Books I’m Reading

Make that “Kindle single” I’m reading. At 369 locations, Andrew Losowsky’s Reading in Four Dimensions is (feels?) shorter than most articles in The Atlantic Monthly. Towards the end of this quick read, Lowsowsky comments on the permanence of printed materials

“As a byproduct of the durability of paper, and a result of their cultural status, we expect a book to be relatively permanent. Its longevity is a part of its appeal.”

Having spent the last two months working in a library preservation lab, I’ve been drummed to think of paper as far from permanent as the Wile E. Coyote is to getting the Road Runner. Paper has lots to ail it: acidity, brittleness, heat, light, humidity, mold, insect . .  . etc., and this is all before any use is considered. The problem with paper, so I’ve been told, was somewhat alleviated starting in the late 1960s-1970s when publishers were persuaded to start using better-quality paper, but since the late 1990s, more publishers have gone back to printing on acidic paper even for their hardcover books. The problem, unlike our beloved Governator‘s film career, is thus making a come back.
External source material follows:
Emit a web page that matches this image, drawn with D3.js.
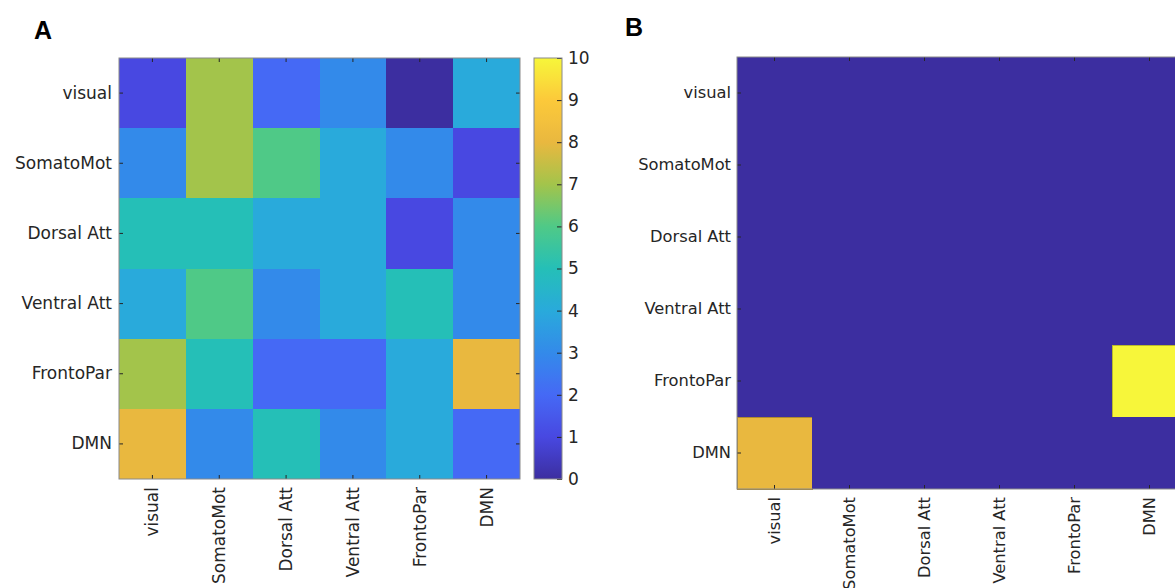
<!DOCTYPE html>
<html><head><meta charset="utf-8">
<script src="https://cdn.jsdelivr.net/npm/d3@7"></script>
<style>body{margin:0;background:#fff}svg{display:block}</style></head>
<body><svg id="c" width="1175" height="588"></svg>
<script>
const categories = ["visual", "SomatoMot", "Dorsal Att", "Ventral Att", "FrontoPar", "DMN"];
// rows = y categories (top to bottom), columns = x categories (left to right)
const valuesA = [
  [1, 7, 2, 3, 0, 4],
  [3, 7, 6, 4, 3, 1],
  [5, 5, 4, 4, 1, 3],
  [4, 6, 3, 4, 5, 3],
  [7, 5, 2, 2, 4, 8],
  [8, 3, 5, 3, 4, 2]
];
const valuesB = [
  [0, 0, 0, 0, 0, 0],
  [0, 0, 0, 0, 0, 0],
  [0, 0, 0, 0, 0, 0],
  [0, 0, 0, 0, 0, 0],
  [0, 0, 0, 0, 0, 10],
  [8, 0, 0, 0, 0, 0]
];
const colorTicks = [0, 1, 2, 3, 4, 5, 6, 7, 8, 9, 10];
// parula-like colour at each integer value 0..10
const parulaStops = ["#3c2ea0", "#4848e1", "#4569f5", "#338aea", "#29aadb", "#25bfb7",
                     "#4fc987", "#a3c44b", "#e9b83f", "#fcc93a", "#f7f63a"];

const svg = d3.select("#c");
svg.append("rect").attr("width", 1175).attr("height", 588).attr("fill", "#fff");
const color = d3.scaleLinear().domain(colorTicks).range(parulaStops).interpolate(d3.interpolateRgb);
const txt = "#262626";
const fontFam = "'DejaVu Sans', sans-serif";

function panel(cfg) {
  const g = svg.append("g");
  const x = d3.scaleBand().domain(categories).range([cfg.x0, cfg.x1]).padding(0);
  const y = d3.scaleBand().domain(categories).range([cfg.y0, cfg.y1]).padding(0);
  const cells = [];
  cfg.values.forEach((row, i) => row.forEach((v, j) => cells.push({r: categories[i], c: categories[j], v})));
  g.selectAll("rect.cell").data(cells).join("rect")
    .attr("class", "cell")
    .attr("x", d => x(d.c)).attr("y", d => y(d.r))
    .attr("width", x.bandwidth()).attr("height", y.bandwidth())
    .attr("fill", d => color(d.v))
    .attr("shape-rendering", "crispEdges")
    .attr("stroke", d => cfg.outline && d.v > 0 ? d3.color(color(d.v)).darker(0.8) : "none")
    .attr("stroke-width", 1);

  const styleAxis = (sel) => {
    sel.select(".domain").remove();
    sel.selectAll(".tick line").attr("stroke", txt);
    sel.selectAll(".tick text").attr("fill", txt).style("font-family", fontFam).style("font-size", cfg.font + "px");
  };
  g.append("g").attr("transform", `translate(${cfg.x0},0)`)
    .call(d3.axisLeft(y).tickSizeInner(-4).tickSizeOuter(0).tickPadding(cfg.pad)).call(styleAxis);
  g.append("g").attr("transform", `translate(${cfg.x1},0)`)
    .call(d3.axisRight(y).tickSizeInner(-4).tickSizeOuter(0).tickFormat("")).call(styleAxis);
  g.append("g").attr("transform", `translate(0,${cfg.y0})`)
    .call(d3.axisTop(x).tickSizeInner(-4).tickSizeOuter(0).tickFormat("")).call(styleAxis);
  const bx = g.append("g").attr("transform", `translate(0,${cfg.y1})`)
    .call(d3.axisBottom(x).tickSizeInner(-4).tickSizeOuter(0)).call(styleAxis);
  bx.selectAll(".tick text")
    .attr("transform", "rotate(-90)")
    .attr("text-anchor", "end")
    .attr("x", -8).attr("y", 0).attr("dy", "0.35em");

  g.append("rect").attr("x", cfg.x0).attr("y", cfg.y0)
    .attr("width", cfg.x1 - cfg.x0).attr("height", cfg.y1 - cfg.y0)
    .attr("fill", "none").attr("stroke", "#8a8a8a").attr("stroke-width", 1);

  svg.append("text").attr("x", cfg.lx).attr("y", cfg.ly).text(cfg.letter)
    .style("font-family", "'Liberation Sans', Arial, sans-serif").style("font-weight", "bold")
    .style("font-size", "25px").attr("fill", "#000");
}

panel({values: valuesA, x0: 119, x1: 520, y0: 58, y1: 479, font: 17, pad: 7, letter: "A", lx: 34, ly: 39, outline: false});
panel({values: valuesB, x0: 737, x1: 1187, y0: 57, y1: 489, font: 16.3, pad: 6, letter: "B", lx: 625, ly: 36, outline: true});

// colorbar
const cb = {x0: 534, x1: 562, y0: 58, y1: 479};
const yc = d3.scaleLinear().domain([0, 10]).range([cb.y1, cb.y0]);
const defs = svg.append("defs");
const grad = defs.append("linearGradient").attr("id", "cbgrad")
  .attr("x1", 0).attr("y1", 1).attr("x2", 0).attr("y2", 0);
grad.selectAll("stop").data(d3.range(0, 10.01, 0.25)).join("stop")
  .attr("offset", d => d / 10).attr("stop-color", d => color(d));
svg.append("rect").attr("x", cb.x0).attr("y", cb.y0)
  .attr("width", cb.x1 - cb.x0).attr("height", cb.y1 - cb.y0)
  .attr("fill", "url(#cbgrad)");
const cax = svg.append("g").attr("transform", `translate(${cb.x1},0)`)
  .call(d3.axisRight(yc).tickValues(colorTicks).tickSizeInner(-5).tickSizeOuter(0).tickPadding(6).tickFormat(d3.format("d")));
cax.select(".domain").remove();
cax.selectAll(".tick line").attr("stroke", txt);
cax.selectAll(".tick text").attr("fill", txt).style("font-family", fontFam).style("font-size", "17px");
svg.append("rect").attr("x", cb.x0).attr("y", cb.y0)
  .attr("width", cb.x1 - cb.x0).attr("height", cb.y1 - cb.y0)
  .attr("fill", "none").attr("stroke", "#8a8a8a").attr("stroke-width", 1);
</script>
</body></html>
(Acidic paper, in case you wonder, can be identified through their symptomatic yellowing of the pages (or a pH pen). Left untreated, acidic paper will become brittle; the paper will stiffen and eventually crumble with a casual turning of the page. Even worse, acidity can migrate from book to book. Juxtaposing a book that has already gone through a lot of the decay caused by acid against a new, but printed on acidid paper book will accelerate the acid decay in the new book. All that information just in case you don’t have enough in your day to worry about already.)

To be fair to Andrew Losowsky, he did not say that paper is permanent, only that it is “relatively permanent”. He was, of course, comparing printed books to ebooks, or more generally to materials that exist in electronic format. I don’t think Mr. Losowsky is wrong; I just want to note that about the only time people extol the durability of paper is in connection to  its more ephemeral e-counterpart.  Moreover, neither that, nor the supposed virtue of books being a very simple, basic technology (need only eyes and eyes to read a physical book), sounds to me like ringing endorsement of the print. After all, walking is a very simple, basic technology, but most of us can appreciate the combustion engine. At the least, the critiques of products like e-readers and ebooks  sound as much like a call to pour more resources into improving these products as they do for embracing their paper cousins.